How Artificial Intelligence is impacting classifieds and middle men
The middleman or broker plays a vital role in many transactions. In India we have millions of them. Earlier set of internet pioneers thought this is inefficient and thousands of online listing platforms were built across the world to facilitate principal to principal transactions and disrupt the middleman. Online classifieds covered everything in newspaper classifieds or yellow pages like jobs (CareerBuilder, Naukri), real estate (Zillow, 99acres) and second-hand cars (Autotrader, Cardekho).
However, rather than disrupting the middleman, it is the middlemen who benefited most. Middlemen are the power users of listing sites using them to reach more buyers and sellers and quickly find the matching demand or supply. This has both grown their businesses and reduced costs. As a result, middlemen provide the majority of revenue for listing sites.
This surprising turn of events had three key drivers:
Listings are so numerous that even after using parametric search there are too many options for end users
Transactions have a service element because verification (e.g. softer elements like communication skill) or fitment is difficult to derive purely on the basis of a listing
Middlemen work on small margins and their families depends on the commissions they earn thus they fight tooth and nail for their survival
This was all good when the dominant model was listing like Google results. However, today, Apps capture much better user data and leverage personalization and AI to drive an exponentially better user experience. Uber sends you a cab rather than show you a list of cabs. People don't want result lists, they want results…a solution to their problem.
Such experiences are increasing users’ expectations. What worked yesterday is not good enough today. We see the evolution of artificial intelligence startups who are addressing this gap. Using tons of historical transaction data, AI can derive user needs and recommend the right fit much better than parametric search. The holy grail of consumer segmentation is a market segment of ‘1’ i.e. each customer is different, and services are personalized.

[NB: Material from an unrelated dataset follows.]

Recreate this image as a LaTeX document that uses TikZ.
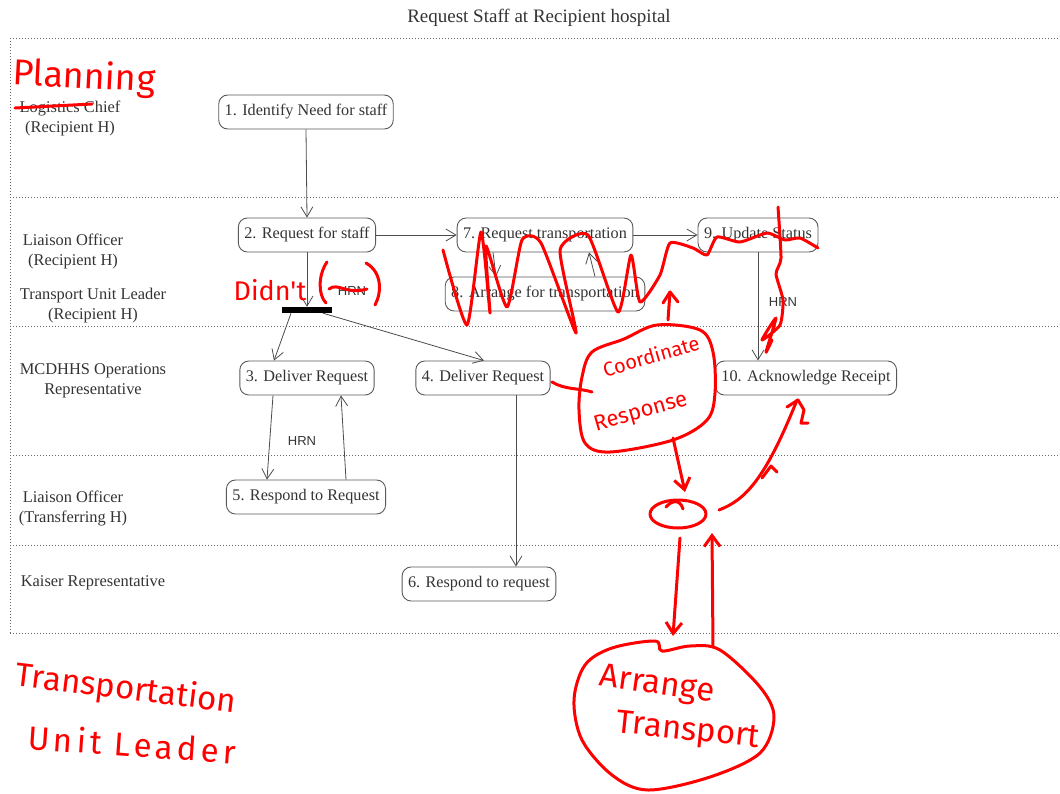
\documentclass[tikz,border=0pt]{standalone}
\usepackage{fontspec}
\setmainfont{Liberation Serif}
\setsansfont{Liberation Sans}
\newfontfamily\penfont{Fira Sans}
\usetikzlibrary{arrows.meta}

\begin{document}
\begin{tikzpicture}[x=1pt,y=-1pt,
  lane/.style={draw=black!60, line width=0.9pt, dash pattern={on 1pt off 2pt}},
  activity/.style={draw=black!65, line width=0.9pt, rounded corners=9pt,
    minimum height=34pt, inner xsep=6pt, text=black!80,
    font=\fontsize{16.2}{18}\selectfont},
  role/.style={align=center, text=black!80, font=\fontsize{16.4}{20}\selectfont},
  flow/.style={draw=black!70, line width=0.8pt,
    -{Straight Barb[length=10pt,width=12pt,line width=0.8pt]}},
  tag/.style={text=black!80, font=\sffamily\fontsize{13}{14}\selectfont},
  pen/.style={draw=red, line width=3pt, line cap=round, line join=round},
  penarrow/.style={pen, -{Straight Barb[length=11pt,width=16pt,line width=3pt]}},
  pentext/.style={text=red, font=\penfont\fontsize{33}{34}\selectfont},
]
\useasboundingbox (0,0) rectangle (1060,793);

% title
\node[font=\fontsize{19}{21}\selectfont, text=black!80] (title) at (539,18)
  {Request Staff at Recipient hospital};

% swimlane frame
\draw[lane] (10,38) -- (1060,38);
\draw[lane] (10,38) -- (10,633);
\foreach \yy in {197,326,455,545,633}
  \draw[lane] (10,\yy) -- (1060,\yy);

% roles
\node[role] (rLog) at (70,118) {Logistics Chief\\(Recipient H)};
\node[role] (rLiaR) at (73,251) {Liaison Officer\\(Recipient H)};
\node[role] (rTul) at (93,306) {Transport Unit Leader\\(Recipient H)};
\node[role] (rMcd) at (93,381) {MCDHHS Operations\\Representative};
\node[role] (rLiaT) at (73,508) {Liaison Officer\\(Transferring H)};
\node[role] (rKai) at (93,583) {Kaiser Representative};

% activities
\node[activity] (n1) at (306,112) {1. Identify Need for staff};
\node[activity] (n2) at (307,235) {2. Request for staff};
\node[activity] (n7) at (545,235) {7. Request transportation};
\node[activity] (n9) at (758,235) {9. Update Status};
\node[activity] (n8) at (545,294) {8. Arrange for transportation};
\node[activity] (n3) at (307,378) {3. Deliver Request};
\node[activity] (n4) at (483,378) {4. Deliver Request};
\node[activity] (n10) at (806,378) {10. Acknowledge Receipt};
\node[activity] (n5) at (306,497) {5. Respond to Request};
\node[activity] (n6) at (479,584) {6. Respond to request};

% fork bar
\node[fill=black, minimum width=50pt, minimum height=6pt, inner sep=0pt] (bar) at (307,310) {};

% flows
\draw[flow] (n1.south) -- (n2.north);
\draw[flow] (n2.south) -- (bar.north);
\node[tag] (hrn1) at (352,291) {HRN};
\draw[flow] ([xshift=-16pt]bar.south) -- ([xshift=-33pt]n3.north);
\draw[flow] ([xshift=16pt]bar.south) -- ([xshift=1pt]n4.north);
\draw[flow] (n2.east) -- (n7.west);
\draw[flow] (n7.east) -- (n9.west);
\draw[flow] ([xshift=-52pt]n7.south) -- ([xshift=-49pt]n8.north);
\draw[flow] ([xshift=50pt]n8.north) -- ([xshift=44pt]n7.south);
\draw[flow] (n9.south) -- ([xshift=-48pt]n10.north);
\node[tag] (hrn2) at (783,302) {HRN};
\draw[flow] ([xshift=-34pt]n3.south) -- ([xshift=-39pt]n5.north);
\draw[flow] ([xshift=40pt]n5.north) -- ([xshift=34pt]n3.south);
\node[tag] (hrn3) at (302,441) {HRN};
\draw[flow] ([xshift=33pt]n4.south) -- ([xshift=37pt]n6.north);

% ---- red pen markup ----
\node[pentext, font=\penfont\fontsize{36}{38}\selectfont, rotate=-3] (planning) at (84,78) {Planning};
\draw[pen] (15,108) -- (92,104);

\node[pentext, font=\penfont\fontsize{27}{28}\selectfont] (didnt) at (270,290) {Didn't};
\draw[pen] (327,262) .. controls (318,275) and (318,295) .. (326,303);
\draw[pen] (366,263) .. controls (382,272) and (382,292) .. (375,305);
\draw[pen] (329,289) .. controls (338,282) and (346,295) .. (367,289);

% scribble over steps 7 and 8, running on through step 9
\draw[pen] plot[smooth, tension=0.35] coordinates {
  (443,250) (467,325) (481,232) (490,313) (486,246) (507,307) (522,240)
  (541,243) (576,333) (560,250) (588,235) (618,312) (631,255) (640,302)
  (660,275) (670,243) (693,248) (707,255) (717,237) (740,242) (767,233)
  (785,240) (800,238) (818,248)};
\draw[pen] plot[smooth, tension=0.35] coordinates {
  (778,207) (781,258) (776,274) (783,300) (780,325) (762,340) (776,318)
  (766,352) (772,340)};

% small upward tick-arrow
\draw[pen] (668,320) -- (670,292);
\draw[pen] (663,303) -- (670,292) -- (678,302);

% Coordinate Response cloud
\draw[pen] plot[smooth cycle, tension=0.55] coordinates {
  (657,325) (700,330) (713,352) (715,393) (707,420) (673,440) (610,452)
  (585,443) (579,410) (582,377) (592,352) (624,339)};
\node[pentext, font=\penfont\fontsize{20}{22}\selectfont, rotate=16] (coord) at (651,356) {Coordinate};
\node[pentext, font=\penfont\fontsize{22}{24}\selectfont, rotate=16] (resp) at (641,413) {Response};
\draw[pen] (552,382) .. controls (565,390) and (580,388) .. (592,392);

% down to the small circle
\draw[penarrow] (673,438) -- (685,492);
\draw[pen] (678,514) ellipse [x radius=28, y radius=14];
\draw[pen] (666,507) .. controls (672,500) and (680,499) .. (683,509);

% towards step 10
\draw[pen] (719,510) .. controls (745,500) and (765,480) .. (797,400);
\draw[pen] (762,478) -- (771,466) -- (777,472);
\draw[pen] (787,407) -- (798,400) -- (804,410) -- (801,423) -- (808,423);

% to and from Arrange Transport
\draw[penarrow] (680,538) -- (673,636);
\draw[penarrow] (713,647) -- (712,533);
\draw[pen] plot[smooth cycle, tension=0.55] coordinates {
  (655,641) (612,648) (585,665) (574,700) (582,740) (612,775) (648,790)
  (710,777) (760,753) (774,717) (760,687) (720,650) (690,646) (662,651)};
\node[pentext, rotate=-8] (arrange) at (657,686) {Arrange};
\node[pentext, rotate=-6] (transport) at (688,732) {Transport};

\node[pentext, rotate=-7] (tul1) at (126,690) {Transportation};
\node[pentext, rotate=-4] (tul2) at (132,744) {\addfontfeature{LetterSpace=12}Unit Leader};
\end{tikzpicture}
\end{document}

We find examples of this across verticals. In recruiting startups are mining social media profiles (like LinkedIn) to understand what kind of people fill a job role (say product manager). Now their recommendation of candidates to fill a product manager role is much better than just typical candidate filtering criteria. This can be further customized to each company based on their hiring preferences (like which college, what marks) which are derived from their own recruitment records. By reducing noise, AI reduces the need for manual review of hundreds of resumes.
The realization that data is the new oil means companies are collecting more personal information. This data can now be leveraged by AI to discover patterns which were not even a criteria before. People like staying near people who are similar to them (in terms of status, values etc). Thus, softer parameters like community and education of the property buyer are becoming input parameters to AI models in real estate.
AI capability to harness data and automate steps like communication, scheduling, reservation etc. adds up to massive change in the economics of a transaction. Historically the biggest impact of improved economics is to drive more transactions. The advent of electronic share trading led to a massive fall in brokerage charges and an order of magnitude increase in transaction volumes. Brokerages (middlemen) and exchanges (listing sites) who adopted technology and evolved their business models thrived. At the same there are many regional exchanges and smaller brokers who did not, and they disappeared.
It is time middlemen and listing sites imagined the future and their changed role in it. By adopting a disruptive technology like AI they can benefit from the paradigm change or as they say, if you can't beat them then join them!